The East Brunswick office’s design is part of CBRE’s Workplace360 strategy. The new space was designed for office hoteling, a term used to describe a work setting where there are no assigned desks or offices. All employees have their own lockers with a combination, where belongings are stored at the end of the day.
Not only do the desks electronically convert from standing to sitting desks, but the company also has a standing conference room and a high table. It has a wellness room with dedicated private space for new mothers to pump breast milk at work. The file cabinets along the wall double as cushioned benches.
Recently, Jeremy Neuer, a senior vice president and workplace strategist, and Lenny Beaudoin, senior managing director at CBRE’s global workplace strategy practice, spoke about how this open-address approach to workplace design impacts a company’s productivity and bottom line.
NJBIZ: What workspace design trends are you seeing among your clients?
Lenny Beaudoin: Companies have always wanted to have efficient workplaces, but what is changing is they are now challenging their traditional notions of how to allocate space. Many clients want to do more with less, but still make their people happy.
If you go back 10 or 15 years ago, most organizations that were trying to do more with less space were just creating smaller work environments. They moved people out of offices, into open floor plans and condensed the square footage overall. But that didn’t make people happy. Those types of work environments are lampooned today.
If you really want to make your people happy, you have to break the notions that one person equals one space. When you start to think of the workplace as an experience and give people more choice in how they share that space, you can drive much more efficiency as well as drive culture and engagement. For a work environment to be competitive in the future, it has to align to the lifestyle of the people you want to recruit to work there.
NJBIZ: How has the new setup of the East Brunswick office impacted productivity?
Jeremy Neuer: I first saw this type of workplace environment in our Los Angeles office and I was sold on it within six hours of being there. I knew we would make more money and be more effective at our jobs by going to this environment. It’s a game-changer as both a recruitment tool and as a business development tool. As we bring clients to our office, it speaks to the talent we have within our company and the vision we have. Our old space didn’t do that.
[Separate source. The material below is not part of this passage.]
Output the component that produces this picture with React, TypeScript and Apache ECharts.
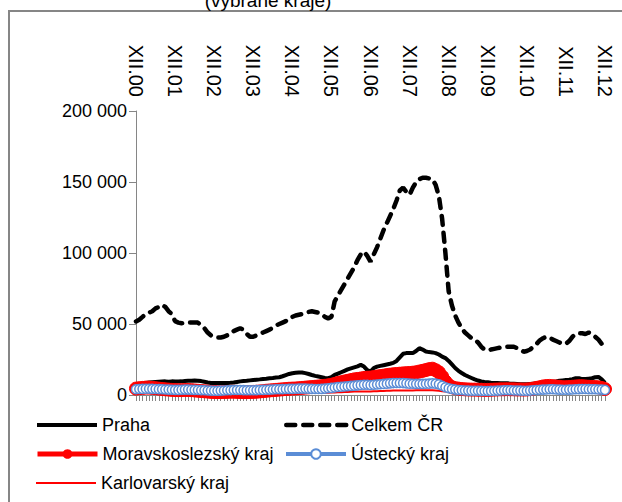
import React, { useEffect, useRef } from "react";
import * as echarts from "echarts";

// Year labels (December of each year) shown on the top axis
const yearLabels = ["00", "01", "02", "03", "04", "05", "06", "07", "08", "09", "10", "11", "12"];
const romanMonths = ["I", "II", "III", "IV", "V", "VI", "VII", "VIII", "IX", "X", "XI", "XII"];

// Monthly values in thousands, XII.2000 .. XII.2012 (145 months)
const celkemCR = [
  51.8,
  53, 55, 57, 58, 59, 61, 62, 63.5, 62, 59, 57, 52,
  51, 50.5, 51, 51, 51, 51, 51, 49, 47, 44, 42, 41,
  40.5, 40.5, 41, 42, 43, 45, 46, 47, 46, 43, 41, 41,
  42, 43, 44, 45, 46, 47.5, 49, 50, 51, 52, 54, 55,
  56, 56.5, 57, 58, 58.5, 59, 58.5, 58, 57, 55, 54, 55,
  66, 70, 74, 78, 82, 86, 90, 95, 99, 101, 98, 94,
  99, 104, 110, 116, 121, 126, 131, 137, 144, 146, 143, 141,
  146, 150, 152, 153, 153, 152.5, 152, 148, 140, 124, 100, 73,
  63, 56, 51, 47, 44, 42, 40, 39, 37, 34, 32, 31.5,
  32, 32.5, 33, 33.5, 34, 34, 34, 34, 33, 32, 30.5, 31,
  32, 34, 36, 38.5, 40, 41, 40.5, 39, 38, 37, 36, 36,
  38, 41, 43, 43.5, 43.5, 43, 44, 43, 41, 39, 36, 33.5,
];

const praha = [
  7.5,
  7.8, 8, 8.5, 8.8, 9, 9.2, 9.4, 9.5, 9.6, 9.4, 9.6, 9.5,
  9.5, 9.6, 9.8, 10, 10.1, 10.2, 10.1, 9.8, 9.3, 8.8, 8.5, 8.5,
  8.4, 8.4, 8.5, 8.5, 8.6, 8.8, 9.2, 9.6, 9.8, 10, 10.3, 10.6,
  10.8, 11, 11.3, 11.5, 11.8, 12, 12.3, 12.5, 13.2, 14, 14.8, 15.3,
  15.6, 15.8, 15.8, 15.4, 14.8, 14.1, 13.5, 13, 12.5, 12, 11.8, 12.5,
  14.1, 15, 16, 17, 18, 18.8, 19.5, 20.2, 21.2, 20, 17.5, 16.5,
  19, 20, 20.5, 21, 21.5, 22, 22.6, 24, 26.5, 29, 29.5, 29.5,
  29.5, 31, 33, 32, 30.6, 30.2, 30, 29.5, 28.5, 27, 26, 24,
  21.5, 19, 17, 15.5, 14.1, 13, 12, 11, 10.2, 9.5, 9.2, 9,
  8.7, 8.5, 8.4, 8.3, 8.3, 8.2, 8, 8, 7.8, 7.6, 7.5, 7.5,
  7.8, 8, 8.2, 8.5, 8.8, 9, 9, 9.2, 9.5, 10, 10.3, 10.6,
  10.8, 11.2, 11.8, 11.8, 11.2, 11.2, 11.5, 11.8, 12.5, 12.7, 11, 8.5,
];

const moravskoslezsky = [
  4.5,
  4.8, 5, 5.2, 5.2, 5, 4.8, 4.5, 4.3, 4, 3.8, 3.6, 3.5,
  3.4, 3.4, 3.5, 3.5, 3.4, 3.2, 3, 2.8, 2.6, 2.4, 2.2, 2.1,
  2, 2, 2.1, 2.2, 2.3, 2.3, 2.2, 2.1, 2, 2, 2.1, 2.2,
  2.3, 2.5, 2.7, 3, 3.2, 3.4, 3.6, 3.8, 4, 4.2, 4.4, 4.5,
  4.6, 4.8, 5, 5.2, 5.4, 5.6, 5.8, 6, 6.2, 6.5, 6.8, 7.2,
  7.8, 8.5, 9, 9.5, 10, 10.5, 11, 11.3, 11.6, 12, 12.2, 12.3,
  12.6, 13, 13.3, 13.6, 14, 14.3, 14.6, 14.8, 15, 15.2, 15.4, 15.5,
  15.7, 16, 16.5, 17, 17.6, 18.2, 18.5, 17.5, 16, 13, 9.5, 7,
  5.5, 4.8, 4.5, 4.2, 4, 3.9, 3.8, 3.8, 3.7, 3.7, 3.6, 3.6,
  3.7, 3.8, 3.9, 4, 4, 4.1, 4, 4, 3.9, 3.9, 3.8, 3.9,
  4.1, 4.5, 5, 5.5, 6, 6.3, 6.4, 6.2, 6, 5.8, 5.5, 5.5,
  5.6, 5.8, 6, 6.2, 6.2, 6, 5.8, 5.7, 5.6, 5.4, 5, 4.2,
];

const ustecky = [
  4,
  4.2, 4.3, 4.4, 4.4, 4.3, 4.2, 4.1, 4, 3.9, 3.8, 3.7, 3.6,
  3.6, 3.7, 3.8, 3.8, 3.7, 3.6, 3.5, 3.4, 3.3, 3.2, 3.1, 3,
  3, 3.1, 3.2, 3.3, 3.4, 3.5, 3.5, 3.5, 3.4, 3.3, 3.3, 3.3,
  3.4, 3.5, 3.6, 3.7, 3.8, 3.9, 4, 4, 4.1, 4.2, 4.3, 4.3,
  4.4, 4.5, 4.5, 4.5, 4.4, 4.3, 4.2, 4.2, 4.3, 4.5, 4.8, 5,
  5.3, 5.6, 5.8, 6, 6.2, 6.4, 6.6, 6.8, 7, 7.2, 7.2, 7,
  7.2, 7.4, 7.6, 7.8, 8, 8.2, 8.4, 8.5, 8.5, 8.4, 8.2, 8,
  7.9, 7.8, 7.8, 7.8, 7.9, 8, 8.2, 8, 7.5, 6.5, 5.5, 4.8,
  4.2, 3.8, 3.5, 3.3, 3.2, 3.1, 3, 3, 3, 2.9, 2.8, 2.8,
  2.9, 3, 3.1, 3.2, 3.3, 3.3, 3.3, 3.2, 3.2, 3.1, 3, 3,
  3.1, 3.3, 3.5, 3.7, 3.8, 3.9, 4, 4, 3.9, 3.8, 3.7, 3.7,
  3.8, 3.9, 4, 4.1, 4.2, 4.2, 4.1, 4, 4, 3.9, 3.8, 3.6,
];

const karlovarsky = [
  1.2,
  1.2, 1.3, 1.4, 1.4, 1.4, 1.3, 1.3, 1.2, 1.2, 1.1, 1.1, 1.1,
  1.1, 1.2, 1.2, 1.3, 1.3, 1.2, 1.2, 1.1, 1.1, 1, 1, 1,
  1, 1, 1.1, 1.1, 1.2, 1.2, 1.2, 1.1, 1.1, 1, 1, 1,
  1, 1.1, 1.1, 1.2, 1.2, 1.3, 1.3, 1.3, 1.3, 1.3, 1.3, 1.3,
  1.4, 1.4, 1.5, 1.5, 1.5, 1.5, 1.5, 1.5, 1.5, 1.6, 1.6, 1.7,
  1.8, 1.9, 2, 2.1, 2.2, 2.3, 2.4, 2.4, 2.5, 2.5, 2.5, 2.5,
  2.6, 2.7, 2.8, 2.9, 3, 3, 3.1, 3.1, 3.2, 3.2, 3.2, 3.2,
  3.2, 3.3, 3.3, 3.4, 3.4, 3.4, 3.3, 3.2, 3, 2.7, 2.4, 2.1,
  1.9, 1.8, 1.7, 1.6, 1.6, 1.5, 1.5, 1.5, 1.5, 1.5, 1.5, 1.5,
  1.5, 1.6, 1.6, 1.7, 1.7, 1.7, 1.7, 1.7, 1.7, 1.6, 1.6, 1.6,
  1.7, 1.8, 1.9, 2, 2.1, 2.2, 2.2, 2.2, 2.2, 2.1, 2.1, 2.1,
  2.1, 2.2, 2.3, 2.4, 2.4, 2.4, 2.4, 2.3, 2.3, 2.2, 2.2, 2.1,
];

const yTicks = { min: 0, max: 200000, interval: 50000 };
const FONT = "'Liberation Sans', Arial, sans-serif";

function buildCategories(): string[] {
  const cats: string[] = ["XII." + yearLabels[0]];
  for (let y = 1; y < yearLabels.length; y++) {
    for (let m = 0; m < 12; m++) cats.push(romanMonths[m] + "." + yearLabels[y]);
  }
  return cats;
}

const fmt = (v: number) => String(v).replace(/\B(?=(\d{3})+(?!\d))/g, " ");
const k = (arr: number[]) => arr.map((v) => Math.round(v * 1000));

export default function App() {
  const ref = useRef<HTMLDivElement>(null);
  useEffect(() => {
    document.body.style.margin = "0";
    const chart = echarts.init(ref.current!, undefined, { renderer: "svg" });
    const categories = buildCategories();
    const legendText = { fontSize: 18, color: "#000", fontFamily: FONT };
    const mkLegend = (name: string, left: number, top: number, noSymbol: boolean, lw: number) => ({
      data: [name],
      left,
      top,
      padding: 0,
      itemWidth: 60,
      itemHeight: 12,
      itemGap: 0,
      textStyle: legendText,
      selectedMode: false,
      lineStyle: { width: lw },
      ...(noSymbol ? { itemStyle: { opacity: 0 } } : {}),
    });
    chart.setOption({
      animation: false,
      backgroundColor: "#fff",
      textStyle: { fontFamily: FONT },
      graphic: [
        {
          type: "rect",
          shape: { x: 9, y: 11, width: 700, height: 600 },
          style: { fill: "none", stroke: "#868686", lineWidth: 2 },
          silent: true,
          z: -1,
        },
        {
          type: "text",
          x: 268,
          y: -9,
          style: {
            text: "(vybrané kraje)",
            fontSize: 19,
            fontFamily: FONT,
            fill: "#000",
            textAlign: "center",
          },
        },
      ],
      grid: { left: 136, top: 111, right: 17, bottom: 107, containLabel: false },
      legend: [
        mkLegend("Praha", 35, 416, true, 4),
        mkLegend("Celkem ČR", 284, 416, true, 4.5),
        mkLegend("Moravskoslezský kraj", 35, 445, false, 5),
        mkLegend("Ústecký kraj", 284, 445, false, 4),
        mkLegend("Karlovarský kraj", 35, 474, true, 2),
      ],
      xAxis: [
        {
          type: "category",
          data: categories,
          boundaryGap: false,
          position: "bottom",
          axisLine: { show: true, lineStyle: { color: "#868686", width: 1 } },
          axisTick: { show: true, interval: 0, length: 6, lineStyle: { color: "#868686" } },
          axisLabel: { show: false },
          splitLine: { show: false },
        },
        {
          type: "category",
          data: categories,
          boundaryGap: false,
          position: "top",
          axisLine: { show: false },
          axisTick: { show: false },
          axisLabel: {
            show: true,
            interval: 11,
            rotate: 90,
            fontSize: 20,
            color: "#000",
            fontFamily: FONT,
            margin: 14,
          },
          splitLine: { show: false },
        },
      ],
      yAxis: {
        type: "value",
        min: yTicks.min,
        max: yTicks.max,
        interval: yTicks.interval,
        axisLine: { show: true, lineStyle: { color: "#868686", width: 1 } },
        axisTick: { show: true, length: 7, lineStyle: { color: "#868686" } },
        axisLabel: { fontSize: 18, color: "#000", fontFamily: FONT, formatter: fmt, margin: 9 },
        splitLine: { show: false },
      },
      series: [
        {
          name: "Praha",
          type: "line",
          data: k(praha),
          showSymbol: false,
          symbol: "none",
          lineStyle: { color: "#000", width: 4 },
          itemStyle: { color: "#000" },
        },
        {
          name: "Celkem ČR",
          type: "line",
          data: k(celkemCR),
          showSymbol: false,
          symbol: "none",
          lineStyle: { color: "#000", width: 4.5, type: [9, 8], cap: "round" },
          itemStyle: { color: "#000" },
        },
        {
          name: "Moravskoslezský kraj",
          type: "line",
          data: k(moravskoslezsky),
          symbol: "circle",
          symbolSize: 13,
          showAllSymbol: true,
          lineStyle: { color: "#FF0000", width: 5 },
          itemStyle: { color: "#FF0000", borderColor: "#FF0000" },
        },
        {
          name: "Ústecký kraj",
          type: "line",
          data: k(ustecky),
          symbol: "circle",
          symbolSize: 9,
          showAllSymbol: true,
          lineStyle: { color: "#5B8DD6", width: 4 },
          itemStyle: { color: "#fff", borderColor: "#5B8DD6", borderWidth: 1.5 },
        },
        {
          name: "Karlovarský kraj",
          type: "line",
          data: k(karlovarsky),
          showSymbol: false,
          symbol: "none",
          lineStyle: { color: "#FF0000", width: 2 },
          itemStyle: { color: "#FF0000" },
        },
      ],
    });
    return () => chart.dispose();
  }, []);
  return <div ref={ref} style={{ width: 622, height: 502 }} />;
}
One of the best things about our new workplace is that our junior members are learning so much more. In the way we used to work, I would sit in my office and the junior people would sit at their desks and I’d call them in occasionally to go over something. Now, my team sits in a pocket in an open space. I can listen to them on their calls and they can listen to me. They are learning by osmosis. I’m able to coach them in real time and the interaction we have during the course of business is taken to the next level. Being out in the open accelerates their learning curve, which means we are able to give clients a higher level of service.
Employees just bring their laptops, log in to the Wi-Fi, adjust their desks for sitting or standing and start working. We could sit in different seats every day depending on who we are working with on a particular project. Recently, I was in the office from 8 a.m. to 1 p.m. and worked in four different places.
This setup has allowed us to increase our capacity by more than 50 percent. We can take exactly the same space and keep adding people. We can move in five or six more teams of people; we don’t have to move or take down any walls.
NJBIZ: Did you receive any pushback from employees when you moved to the new office?
JN: Of course we did. But once employees saw how much easier it was to interact with each other and how much faster we were able to get things done, we had their buy in. Some people had drawers full of files, so we scanned all the paper for them. You have to make the change as easy as possible for your people.
When a company does a move like we just did, the message delivered to employees cannot be about what they are losing. You have to show them what you are giving to help them do their jobs better. Now we access our files from anywhere using desktops, laptops and phones. The technology was given to us not just so we can work from anywhere in the office, but from anywhere at all.
LB: When people go through office initiatives like this — and this is about change management — you can’t show up and say, ‘We need you to get rid of your files because you will have less space.’ That’s not how we approached it. We looked at the business problem that we could solve. We wanted to make information more accessible. We wanted our teams to be able to access files from anywhere and to be able to coordinate with each other without being tethered to files in the office.
NJBIZ: What advice would you have for companies considering this type of initiative?
LB: Don’t expect to get people wildly enthusiastic about change. The best thing you can do is to get them to suspend disbelief. The way to accomplish that is by really understanding how you can support the way employees work so they develop the confidence to trust you and try it.
The other part of my advice is to be bold and courageous. In a lot of instances of organizations going though workplace change, they try to negotiate the outcome with employees, which means they meet in the middle and don’t satisfy anyone exceptionally well. The most compelling work environments have a clear and bold vision, and execute that vision. They have the courage to do that, then they bring their people along.